Dataset extract:
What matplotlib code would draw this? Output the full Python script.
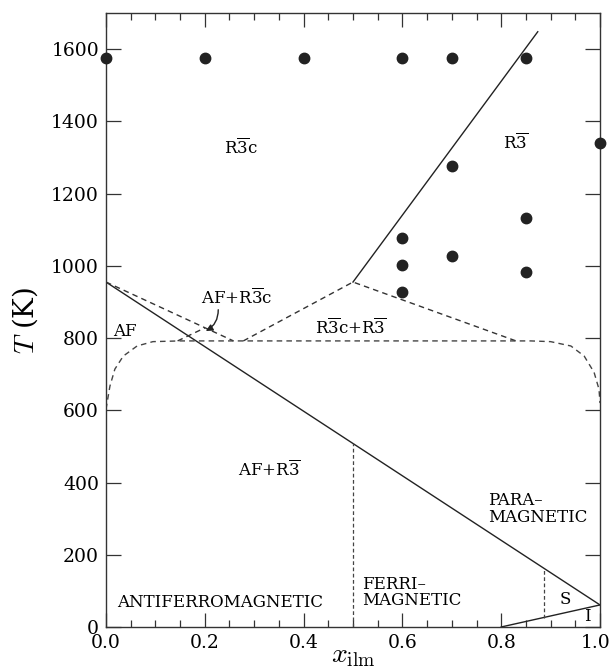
import numpy as np
import matplotlib
matplotlib.use('Agg')
import matplotlib.pyplot as plt
import matplotlib.transforms as mtransforms
from matplotlib.ticker import MultipleLocator

# Fonts: serif text, serif mathtext for the overbars and axis symbols
plt.rcParams['font.family'] = 'DejaVu Serif'
plt.rcParams['mathtext.fontset'] = 'dejavuserif'

# Measured points (x_ilm, T in K)
pts_x = [0.0, 0.2, 0.4, 0.6, 0.7, 0.85, 1.0, 0.7, 0.85, 0.6, 0.6, 0.6, 0.7, 0.85]
pts_T = [1575, 1575, 1575, 1575, 1575, 1575, 1340, 1276, 1132, 1077, 1002, 927, 1027, 983]

# R-3c / R-3 transition (solid, upper right)
trans_x = [0.5, 0.874]
trans_T = [955, 1648]

# Magnetic ordering line and the S / I boundary
neel_x = [0.0, 1.0]
neel_T = [955, 61]
si_x = [0.8, 1.0]
si_T = [0, 61]

# Dashed phase boundaries around the eutectoid region
afr_x = [0.0, 0.258]
afr_T = [955, 792]
afr2_x = [0.145, 0.2]
afr2_T = [792, 828]
tri_x = [0.278, 0.5, 0.83]
tri_T = [792, 955, 792]

# Miscibility gap (dashed curve)
gap_x = [0.0, 0.008, 0.018, 0.035, 0.063, 0.095, 0.15, 0.5, 0.86, 0.90, 0.941, 0.968, 0.988, 0.998, 1.0]
gap_T = [603, 667, 714, 750, 778, 790, 792, 792, 792, 790, 778, 750, 705, 658, 620]

# Vertical dashed lines (ferri / antiferro, S boundary)
v1_x = [0.5, 0.5]
v1_T = [0, 508]
v2_x = [0.886, 0.886]
v2_T = [26, 163]

xticks = [0.0, 0.2, 0.4, 0.6, 0.8, 1.0]
xticklabels = ['0.0', '0.2', '0.4', '0.6', '0.8', '1.0']

fig = plt.figure(figsize=(6.13, 6.71), dpi=100)
ax = fig.add_axes([0.1729, 0.0656, 0.8059, 0.9151])

lw = 1.0
dash = (0, (4, 3))
ax.plot(trans_x, trans_T, color='#222222', lw=lw)
ax.plot(neel_x, neel_T, color='#222222', lw=lw)
ax.plot(si_x, si_T, color='#222222', lw=lw)

ax.plot(afr_x, afr_T, color='#333333', lw=lw, ls=dash)
ax.plot(afr2_x, afr2_T, color='#333333', lw=lw, ls=dash)
ax.plot(tri_x, tri_T, color='#333333', lw=lw, ls=dash)
ax.plot(gap_x, gap_T, color='#444444', lw=lw, ls=dash)
ax.plot(v1_x, v1_T, color='#444444', lw=0.9, ls=(0, (3, 2)))
ax.plot(v2_x, v2_T, color='#444444', lw=0.9, ls=(0, (3, 2)))

ax.plot(pts_x, pts_T, 'o', color='#222222', markersize=7.5, clip_on=False, zorder=5)

fs = 12
ax.text(0.272, 1325, r'R$\overline{3}$c', fontsize=fs, ha='center', va='center')
ax.text(0.83, 1340, r'R$\overline{3}$', fontsize=fs, ha='center', va='center')
ax.text(0.265, 910, r'AF+R$\overline{3}$c', fontsize=fs, ha='center', va='center')
ax.text(0.015, 817, 'AF', fontsize=fs, ha='left', va='center')
ax.text(0.496, 828, r'R$\overline{3}$c+R$\overline{3}$', fontsize=fs, ha='center', va='center')
ax.text(0.33, 435, r'AF+R$\overline{3}$', fontsize=fs, ha='center', va='center')
ax.text(0.022, 69, 'ANTIFERROMAGNETIC', fontsize=fs, ha='left', va='center')
ax.text(0.518, 95, 'FERRI\u2013\nMAGNETIC', fontsize=fs, ha='left', va='center',
        linespacing=0.95)
ax.text(0.773, 327, 'PARA\u2013\nMAGNETIC', fontsize=fs, ha='left', va='center',
        linespacing=0.95)
ax.text(0.929, 75, 'S', fontsize=fs, ha='center', va='center')
ax.text(0.974, 28, 'I', fontsize=fs, ha='center', va='center')

ax.annotate('', xy=(0.197, 816), xytext=(0.227, 886),
            arrowprops=dict(arrowstyle='-|>', color='#222222', lw=1.0,
                            mutation_scale=10,
                            connectionstyle='arc3,rad=-0.35'))

ax.set_xlim(0, 1.0)
ax.set_ylim(0, 1700)
ax.xaxis.set_minor_locator(MultipleLocator(0.05))
ax.yaxis.set_major_locator(MultipleLocator(200))
ax.set_xticks(xticks)
ax.set_xticklabels(xticklabels)
ax.tick_params(which='both', direction='in', top=True, right=True,
               labelsize=13.5, color='#333333')
ax.tick_params(which='major', length=10, width=0.9, pad=5)
ax.tick_params(which='minor', length=5, width=0.9)
ax.tick_params(axis='y', which='major', length=11)
for s in ax.spines.values():
    s.set_linewidth(1.0)
    s.set_color('#333333')

# nudge the last x label in so it stays inside the figure
lab = ax.get_xticklabels()[-1]
lab.set_transform(lab.get_transform() +
                  mtransforms.ScaledTranslation(-3/72., 0, fig.dpi_scale_trans))

ax.set_xlabel(r'$x_{\mathrm{ilm}}$', fontsize=20, labelpad=-7, math_fontfamily='cm')
ax.set_ylabel(r'$T$ (K)', fontsize=20, labelpad=8, math_fontfamily='cm')

plt.savefig('out.png', dpi=100)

Written task: Extract, word for word, each line from the top of the data down to and including the line with "from matplotlib.ticker import MultipleLocator"; skip the pictures.

Solution to this task:
What matplotlib code would draw this? Output the full Python script.
import numpy as np
import matplotlib
matplotlib.use('Agg')
import matplotlib.pyplot as plt
import matplotlib.transforms as mtransforms
from matplotlib.ticker import MultipleLocator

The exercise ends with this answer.